#### [THE EXERCISE]
The line holding "import plotly.graph_objects as go" is the last one to output; start at the first line of the data, keep every line in between exactly, and leave out pictures.

*-*-*

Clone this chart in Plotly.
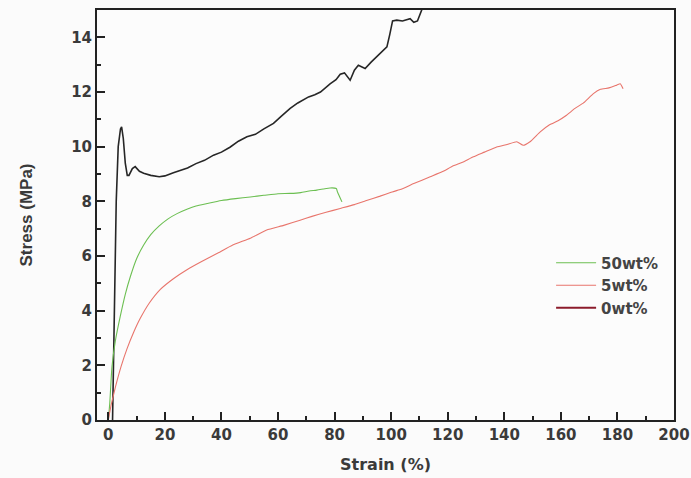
import plotly.graph_objects as go

# ---- data ----
strain_0wt = [1.5, 1.8, 2.2, 2.8, 3.5, 4.3, 4.7, 5.3, 6.0, 6.7, 7.3, 8.5, 9.5, 11.0, 12.5,
              15.0, 18.0, 20.0, 23.0, 25.4, 28.0, 31.0, 34.0, 37.2, 40.0, 43.0, 46.0, 49.0,
              52.0, 55.0, 58.4, 61.0, 64.3, 67.0, 70.8, 73.0, 75.0, 78.4, 80.5, 82.0, 83.5,
              85.5, 87.0, 88.4, 90.8, 93.0, 96.1, 98.5, 99.5, 100.5, 102.0, 104.0, 106.7,
              108.0, 109.3, 110.8, 111.5]
stress_0wt = [0.0, 2.0, 5.0, 8.0, 10.0, 10.65, 10.72, 10.3, 9.4, 8.95, 8.95, 9.2, 9.27, 9.1, 9.03,
              8.95, 8.9, 8.93, 9.05, 9.14, 9.22, 9.38, 9.5, 9.69, 9.8, 9.98, 10.2, 10.36,
              10.45, 10.65, 10.85, 11.1, 11.4, 11.6, 11.82, 11.9, 12.0, 12.3, 12.45, 12.65, 12.7,
              12.43, 12.8, 12.98, 12.86, 13.1, 13.4, 13.65, 14.1, 14.6, 14.63, 14.6, 14.68,
              14.55, 14.6, 15.0, 15.3]

strain_50wt = [0.0, 0.5, 1.3, 2.5, 4.2, 6.0, 7.8, 10.0, 12.5, 15.0, 18.0, 21.0, 24.3, 28.0, 31.0,
               34.9, 40.0, 45.0, 50.2, 55.0, 60.0, 64.3, 68.0, 71.0, 73.7, 76.0, 78.4, 80.6,
               81.0, 82.6]
stress_50wt = [0.0, 0.6, 1.95, 2.9, 3.78, 4.6, 5.25, 5.9, 6.4, 6.78, 7.1, 7.35, 7.55, 7.72, 7.83,
               7.92, 8.03, 8.1, 8.16, 8.22, 8.28, 8.29, 8.32, 8.38, 8.41, 8.45, 8.49, 8.47,
               8.35, 7.98]

strain_5wt = [0.0, 1.0, 2.5, 4.5, 6.6, 9.0, 11.3, 14.5, 18.4, 23.0, 27.8, 33.0, 38.4, 44.0, 50.2,
              56.0, 62.0, 67.8, 72.0, 77.0, 82.0, 87.0, 91.0, 96.1, 100.0, 103.2, 108.0, 113.8,
              118.0, 122.0, 125.0, 129.1, 133.0, 137.3, 141.0, 144.4, 146.7, 149.1, 152.7, 156.0,
              159.0, 162.0, 165.0, 168.0, 171.5, 174.0, 177.0, 179.7, 181.0, 182.0]
stress_5wt = [0.0, 0.55, 1.2, 1.95, 2.6, 3.22, 3.72, 4.28, 4.78, 5.17, 5.5, 5.8, 6.09, 6.4, 6.65,
              6.95, 7.12, 7.31, 7.45, 7.6, 7.74, 7.88, 8.02, 8.19, 8.33, 8.43, 8.65, 8.9,
              9.08, 9.3, 9.42, 9.63, 9.8, 9.99, 10.08, 10.18, 10.05, 10.18, 10.54, 10.8,
              10.95, 11.15, 11.4, 11.6, 11.94, 12.1, 12.15, 12.25, 12.3, 12.12]

legend_names = ["50wt%", "5wt%", "0wt%"]

WIDE = "DejaVu Sans, Verdana, sans-serif"
NARROW = "Arial, Liberation Sans, sans-serif"
TXT = "#3a3a3a"

fig = go.Figure()
fig.add_trace(go.Scatter(x=strain_0wt, y=stress_0wt, mode="lines",
                         line=dict(color="#262626", width=1.6), showlegend=False))
fig.add_trace(go.Scatter(x=strain_50wt, y=stress_50wt, mode="lines", name=legend_names[0],
                         line=dict(color="#6cbf52", width=1.1, shape="spline", smoothing=0.6)))
fig.add_trace(go.Scatter(x=strain_5wt, y=stress_5wt, mode="lines", name=legend_names[1],
                         line=dict(color="#e8756c", width=1.1, shape="spline", smoothing=0.4)))
fig.add_trace(go.Scatter(x=[None], y=[None], mode="lines", name=legend_names[2],
                         line=dict(color="#8c1c2c", width=2)))

axis_common = dict(
    showline=True, linecolor="#222222", linewidth=2, mirror=True,
    ticks="inside", ticklen=8, tickwidth=2, tickcolor="#222222",
    showgrid=False, zeroline=False, automargin=False,
    tickfont=dict(family=WIDE, size=15, color=TXT, weight="bold"),
)

fig.update_xaxes(range=[-4, 200], tick0=0, dtick=20,
                 minor=dict(ticks="inside", ticklen=4, tickwidth=2, dtick=10, tick0=0,
                            tickcolor="#222222"),
                 title=dict(text="<b>Strain (%)</b>", font=dict(family=WIDE, size=16, color=TXT),
                            standoff=16),
                 **axis_common)
fig.update_yaxes(range=[0, 15], tick0=0, dtick=2,
                 minor=dict(ticks="inside", ticklen=4, tickwidth=2, dtick=1, tick0=0,
                            tickcolor="#222222"),
                 title=dict(text="<b>Stress (MPa)</b>", font=dict(family=NARROW, size=17, color=TXT),
                            standoff=34),
                 **axis_common)

fig.update_layout(
    width=691, height=478,
    margin=dict(l=97, r=17, t=10, b=58),
    paper_bgcolor="#fbfbfb", plot_bgcolor="#fcfcfc",
    legend=dict(x=0.787, y=0.423, xanchor="left", yanchor="top",
                bgcolor="rgba(0,0,0,0)",
                font=dict(family=WIDE, size=15, color="#444444", weight="bold"),
                tracegroupgap=0, itemwidth=40),
)

fig.write_html("out.html")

*-*-*

#### [OUTPUT]
Clone this chart in Plotly.
import plotly.graph_objects as go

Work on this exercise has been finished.